Stored records:

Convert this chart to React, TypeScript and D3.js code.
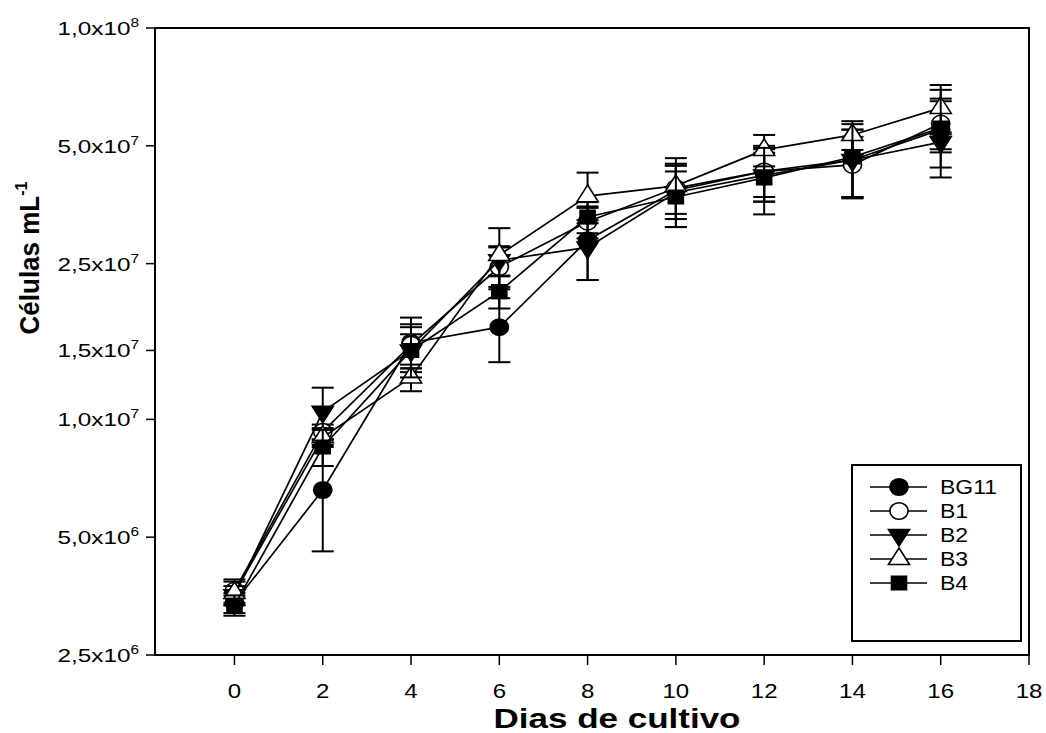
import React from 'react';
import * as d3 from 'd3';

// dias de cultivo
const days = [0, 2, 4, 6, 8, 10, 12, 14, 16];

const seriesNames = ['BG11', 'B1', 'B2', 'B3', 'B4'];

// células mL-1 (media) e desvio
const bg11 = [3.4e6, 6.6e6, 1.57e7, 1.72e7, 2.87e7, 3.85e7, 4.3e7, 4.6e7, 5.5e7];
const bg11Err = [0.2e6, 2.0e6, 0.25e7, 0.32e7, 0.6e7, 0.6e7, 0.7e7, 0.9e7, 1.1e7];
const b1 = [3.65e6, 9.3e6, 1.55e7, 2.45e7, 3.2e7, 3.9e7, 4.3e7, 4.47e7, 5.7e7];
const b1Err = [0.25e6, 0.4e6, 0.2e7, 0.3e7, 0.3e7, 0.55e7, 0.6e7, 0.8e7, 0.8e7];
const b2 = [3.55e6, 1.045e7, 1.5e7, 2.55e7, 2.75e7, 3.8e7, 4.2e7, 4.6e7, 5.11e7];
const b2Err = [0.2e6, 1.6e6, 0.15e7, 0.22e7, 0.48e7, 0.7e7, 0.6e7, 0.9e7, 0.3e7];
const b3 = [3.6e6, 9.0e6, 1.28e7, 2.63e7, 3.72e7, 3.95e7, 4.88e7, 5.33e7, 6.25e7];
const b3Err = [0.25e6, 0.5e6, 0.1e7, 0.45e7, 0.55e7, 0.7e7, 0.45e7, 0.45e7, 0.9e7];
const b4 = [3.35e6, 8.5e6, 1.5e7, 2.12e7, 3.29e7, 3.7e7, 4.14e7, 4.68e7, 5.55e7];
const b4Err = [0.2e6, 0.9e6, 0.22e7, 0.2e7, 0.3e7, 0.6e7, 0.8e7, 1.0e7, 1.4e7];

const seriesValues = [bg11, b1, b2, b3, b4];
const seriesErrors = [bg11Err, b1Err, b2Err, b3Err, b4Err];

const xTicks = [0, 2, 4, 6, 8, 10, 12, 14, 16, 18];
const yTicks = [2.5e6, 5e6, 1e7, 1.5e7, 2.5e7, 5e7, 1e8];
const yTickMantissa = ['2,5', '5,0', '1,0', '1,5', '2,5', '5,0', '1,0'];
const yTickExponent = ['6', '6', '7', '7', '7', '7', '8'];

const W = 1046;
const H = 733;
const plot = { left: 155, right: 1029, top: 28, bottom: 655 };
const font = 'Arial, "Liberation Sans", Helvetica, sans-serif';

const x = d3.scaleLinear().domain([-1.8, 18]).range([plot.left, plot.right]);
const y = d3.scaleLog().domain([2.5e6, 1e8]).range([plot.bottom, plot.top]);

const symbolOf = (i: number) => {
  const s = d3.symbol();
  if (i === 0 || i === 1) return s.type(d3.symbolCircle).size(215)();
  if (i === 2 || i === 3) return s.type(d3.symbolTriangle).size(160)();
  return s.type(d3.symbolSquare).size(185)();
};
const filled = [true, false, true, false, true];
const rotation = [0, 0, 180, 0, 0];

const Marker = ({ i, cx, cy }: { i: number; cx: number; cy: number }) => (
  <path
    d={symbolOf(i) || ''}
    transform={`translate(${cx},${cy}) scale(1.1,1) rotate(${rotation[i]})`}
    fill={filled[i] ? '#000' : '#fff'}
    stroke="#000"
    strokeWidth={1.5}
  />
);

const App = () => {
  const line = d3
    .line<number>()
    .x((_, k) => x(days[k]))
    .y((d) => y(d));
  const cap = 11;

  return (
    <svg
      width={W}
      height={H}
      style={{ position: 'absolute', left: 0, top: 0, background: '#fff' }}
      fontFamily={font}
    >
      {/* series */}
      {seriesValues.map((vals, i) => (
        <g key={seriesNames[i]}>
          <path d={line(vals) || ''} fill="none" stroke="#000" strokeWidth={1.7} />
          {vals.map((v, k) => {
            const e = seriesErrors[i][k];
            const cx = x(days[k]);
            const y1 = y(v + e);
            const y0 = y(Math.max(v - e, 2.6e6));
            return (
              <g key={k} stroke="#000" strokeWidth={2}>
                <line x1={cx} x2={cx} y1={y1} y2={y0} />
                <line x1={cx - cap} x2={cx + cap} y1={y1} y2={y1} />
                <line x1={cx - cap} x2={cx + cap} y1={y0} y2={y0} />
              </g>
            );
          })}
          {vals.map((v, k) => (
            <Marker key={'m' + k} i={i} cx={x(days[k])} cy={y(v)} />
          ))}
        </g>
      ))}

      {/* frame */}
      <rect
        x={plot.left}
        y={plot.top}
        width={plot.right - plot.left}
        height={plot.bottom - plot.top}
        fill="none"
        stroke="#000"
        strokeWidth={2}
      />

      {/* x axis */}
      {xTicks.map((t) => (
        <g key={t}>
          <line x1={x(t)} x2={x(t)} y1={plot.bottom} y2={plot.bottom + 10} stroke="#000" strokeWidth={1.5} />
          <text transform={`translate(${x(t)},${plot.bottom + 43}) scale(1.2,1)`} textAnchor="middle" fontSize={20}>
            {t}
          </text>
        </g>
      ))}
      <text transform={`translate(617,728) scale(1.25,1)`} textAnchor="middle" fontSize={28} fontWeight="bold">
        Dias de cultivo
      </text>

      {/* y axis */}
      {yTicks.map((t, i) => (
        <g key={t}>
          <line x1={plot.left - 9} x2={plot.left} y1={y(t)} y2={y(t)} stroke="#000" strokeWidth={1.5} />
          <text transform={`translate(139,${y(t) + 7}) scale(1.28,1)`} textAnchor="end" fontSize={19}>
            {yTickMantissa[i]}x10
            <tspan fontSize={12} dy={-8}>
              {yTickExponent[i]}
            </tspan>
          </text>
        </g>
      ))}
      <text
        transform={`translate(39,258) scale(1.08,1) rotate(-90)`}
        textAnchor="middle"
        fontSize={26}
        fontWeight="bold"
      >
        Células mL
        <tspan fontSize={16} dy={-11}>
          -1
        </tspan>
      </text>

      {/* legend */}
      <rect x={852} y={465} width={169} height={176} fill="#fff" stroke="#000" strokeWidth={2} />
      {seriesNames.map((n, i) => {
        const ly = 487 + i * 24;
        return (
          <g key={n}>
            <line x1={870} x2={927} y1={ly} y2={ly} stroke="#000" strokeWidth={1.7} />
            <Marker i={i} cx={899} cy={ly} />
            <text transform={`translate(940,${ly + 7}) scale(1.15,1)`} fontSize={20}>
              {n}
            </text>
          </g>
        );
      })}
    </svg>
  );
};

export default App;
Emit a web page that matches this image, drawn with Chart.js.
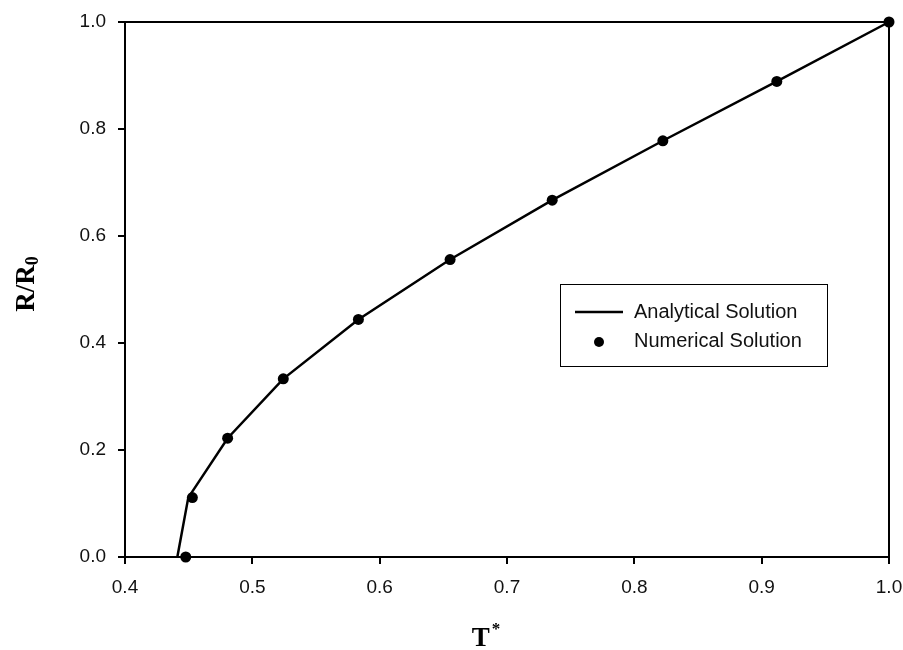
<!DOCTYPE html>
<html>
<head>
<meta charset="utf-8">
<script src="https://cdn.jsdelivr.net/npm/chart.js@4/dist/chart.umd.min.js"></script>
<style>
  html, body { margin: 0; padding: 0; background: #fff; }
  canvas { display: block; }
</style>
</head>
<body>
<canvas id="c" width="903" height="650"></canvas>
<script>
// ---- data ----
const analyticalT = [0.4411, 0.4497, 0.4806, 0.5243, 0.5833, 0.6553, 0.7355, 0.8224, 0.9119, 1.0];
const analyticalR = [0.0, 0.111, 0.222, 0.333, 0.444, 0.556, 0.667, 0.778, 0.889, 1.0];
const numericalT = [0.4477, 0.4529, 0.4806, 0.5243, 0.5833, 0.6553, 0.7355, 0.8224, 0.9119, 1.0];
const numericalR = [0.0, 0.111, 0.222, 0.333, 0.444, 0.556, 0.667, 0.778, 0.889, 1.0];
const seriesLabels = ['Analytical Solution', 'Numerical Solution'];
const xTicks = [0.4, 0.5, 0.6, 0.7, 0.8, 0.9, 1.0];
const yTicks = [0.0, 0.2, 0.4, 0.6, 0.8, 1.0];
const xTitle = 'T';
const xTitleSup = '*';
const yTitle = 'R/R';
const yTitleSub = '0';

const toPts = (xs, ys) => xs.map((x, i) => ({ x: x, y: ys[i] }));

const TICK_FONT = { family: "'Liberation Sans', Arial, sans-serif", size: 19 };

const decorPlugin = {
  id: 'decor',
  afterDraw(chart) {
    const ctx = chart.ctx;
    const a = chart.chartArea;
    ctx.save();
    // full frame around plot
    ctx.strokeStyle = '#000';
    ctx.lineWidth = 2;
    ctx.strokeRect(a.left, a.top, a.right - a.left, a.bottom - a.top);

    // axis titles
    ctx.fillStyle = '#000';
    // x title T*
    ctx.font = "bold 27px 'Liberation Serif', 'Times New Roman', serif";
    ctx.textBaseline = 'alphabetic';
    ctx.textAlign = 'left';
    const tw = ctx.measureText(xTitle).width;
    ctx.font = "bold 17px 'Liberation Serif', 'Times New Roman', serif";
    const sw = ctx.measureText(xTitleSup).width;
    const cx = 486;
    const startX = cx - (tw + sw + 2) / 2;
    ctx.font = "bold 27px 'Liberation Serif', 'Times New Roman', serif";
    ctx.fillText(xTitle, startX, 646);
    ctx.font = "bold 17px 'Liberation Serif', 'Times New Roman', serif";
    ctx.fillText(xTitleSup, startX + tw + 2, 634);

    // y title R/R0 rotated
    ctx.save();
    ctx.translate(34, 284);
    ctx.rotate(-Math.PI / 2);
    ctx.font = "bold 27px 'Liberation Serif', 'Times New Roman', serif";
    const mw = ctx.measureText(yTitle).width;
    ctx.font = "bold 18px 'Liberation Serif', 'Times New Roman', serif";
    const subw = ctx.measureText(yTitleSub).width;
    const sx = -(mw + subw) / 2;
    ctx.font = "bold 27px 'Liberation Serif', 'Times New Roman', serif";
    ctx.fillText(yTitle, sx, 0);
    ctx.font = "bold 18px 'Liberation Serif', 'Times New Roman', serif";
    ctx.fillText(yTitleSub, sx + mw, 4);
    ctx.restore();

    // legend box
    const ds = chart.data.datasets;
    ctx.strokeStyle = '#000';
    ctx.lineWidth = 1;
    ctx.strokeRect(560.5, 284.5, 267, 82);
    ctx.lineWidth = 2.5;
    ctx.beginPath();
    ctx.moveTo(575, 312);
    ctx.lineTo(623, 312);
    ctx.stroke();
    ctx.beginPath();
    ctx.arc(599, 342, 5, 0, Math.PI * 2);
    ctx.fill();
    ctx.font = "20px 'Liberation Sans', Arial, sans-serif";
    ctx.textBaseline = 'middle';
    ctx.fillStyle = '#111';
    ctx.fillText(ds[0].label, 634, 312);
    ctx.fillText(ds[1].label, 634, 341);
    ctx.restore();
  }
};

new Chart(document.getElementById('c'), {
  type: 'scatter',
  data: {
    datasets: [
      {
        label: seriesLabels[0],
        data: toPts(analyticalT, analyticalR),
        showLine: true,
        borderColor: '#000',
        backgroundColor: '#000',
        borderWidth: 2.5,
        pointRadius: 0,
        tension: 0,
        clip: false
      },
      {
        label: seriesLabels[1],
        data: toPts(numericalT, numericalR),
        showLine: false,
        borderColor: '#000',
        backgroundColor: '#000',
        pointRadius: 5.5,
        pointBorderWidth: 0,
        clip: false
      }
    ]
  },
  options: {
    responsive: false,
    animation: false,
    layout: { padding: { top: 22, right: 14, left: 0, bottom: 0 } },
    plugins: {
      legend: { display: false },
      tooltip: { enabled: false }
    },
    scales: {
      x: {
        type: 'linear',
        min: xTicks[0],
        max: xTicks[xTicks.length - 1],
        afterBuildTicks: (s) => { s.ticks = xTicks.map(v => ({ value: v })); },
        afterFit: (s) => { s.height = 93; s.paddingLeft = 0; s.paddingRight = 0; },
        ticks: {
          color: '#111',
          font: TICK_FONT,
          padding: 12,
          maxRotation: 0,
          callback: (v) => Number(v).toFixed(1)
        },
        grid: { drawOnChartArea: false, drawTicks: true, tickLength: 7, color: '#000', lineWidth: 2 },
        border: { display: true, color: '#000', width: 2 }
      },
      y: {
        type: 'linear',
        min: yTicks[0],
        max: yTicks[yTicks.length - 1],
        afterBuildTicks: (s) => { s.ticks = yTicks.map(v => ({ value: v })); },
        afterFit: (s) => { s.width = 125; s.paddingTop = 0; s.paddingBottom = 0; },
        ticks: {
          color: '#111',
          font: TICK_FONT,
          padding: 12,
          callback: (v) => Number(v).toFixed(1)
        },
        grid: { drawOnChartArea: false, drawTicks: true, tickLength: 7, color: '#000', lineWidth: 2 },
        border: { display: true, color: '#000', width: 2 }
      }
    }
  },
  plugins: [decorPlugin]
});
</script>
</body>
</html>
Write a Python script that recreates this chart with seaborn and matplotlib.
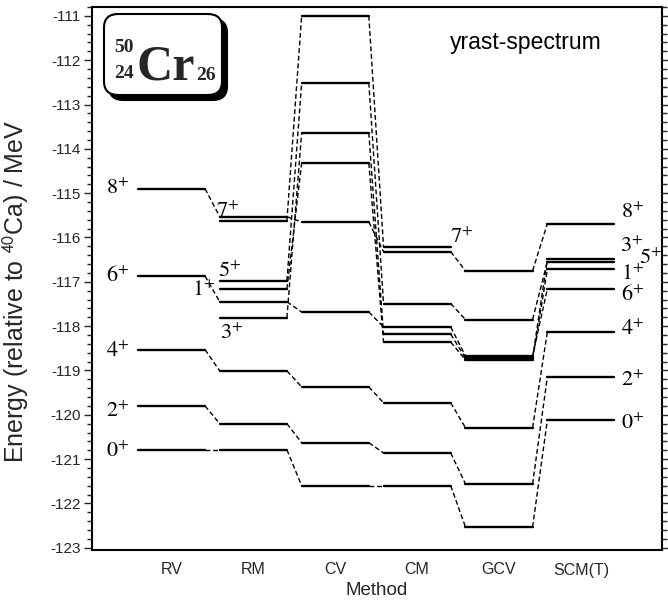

*STATED EXERCISE*: Could you quote, word for word, only the lines from the one containing "Emit a web page" through the one containing "ctx.strokeRect(a.left, a.top, a.right", both included, and leave out any pictures?

*WRITTEN REPLY*:
Emit a web page that matches this image, drawn with Chart.js.
<!DOCTYPE html>
<html>
<head>
<meta charset="utf-8">
<script src="https://cdn.jsdelivr.net/npm/chart.js@4/dist/chart.umd.min.js"></script>
<style>
  html, body { margin: 0; padding: 0; background: #fff; }
  canvas { display: block; }
</style>
</head>
<body>
<canvas id="c" width="903" height="650"></canvas>
<script>
// ---- data ----
const analyticalT = [0.4411, 0.4497, 0.4806, 0.5243, 0.5833, 0.6553, 0.7355, 0.8224, 0.9119, 1.0];
const analyticalR = [0.0, 0.111, 0.222, 0.333, 0.444, 0.556, 0.667, 0.778, 0.889, 1.0];
const numericalT = [0.4477, 0.4529, 0.4806, 0.5243, 0.5833, 0.6553, 0.7355, 0.8224, 0.9119, 1.0];
const numericalR = [0.0, 0.111, 0.222, 0.333, 0.444, 0.556, 0.667, 0.778, 0.889, 1.0];
const seriesLabels = ['Analytical Solution', 'Numerical Solution'];
const xTicks = [0.4, 0.5, 0.6, 0.7, 0.8, 0.9, 1.0];
const yTicks = [0.0, 0.2, 0.4, 0.6, 0.8, 1.0];
const xTitle = 'T';
const xTitleSup = '*';
const yTitle = 'R/R';
const yTitleSub = '0';

const toPts = (xs, ys) => xs.map((x, i) => ({ x: x, y: ys[i] }));

const TICK_FONT = { family: "'Liberation Sans', Arial, sans-serif", size: 19 };

const decorPlugin = {
  id: 'decor',
  afterDraw(chart) {
    const ctx = chart.ctx;
    const a = chart.chartArea;
    ctx.save();
    // full frame around plot
    ctx.strokeStyle = '#000';
    ctx.lineWidth = 2;
    ctx.strokeRect(a.left, a.top, a.right - a.left, a.bottom - a.top);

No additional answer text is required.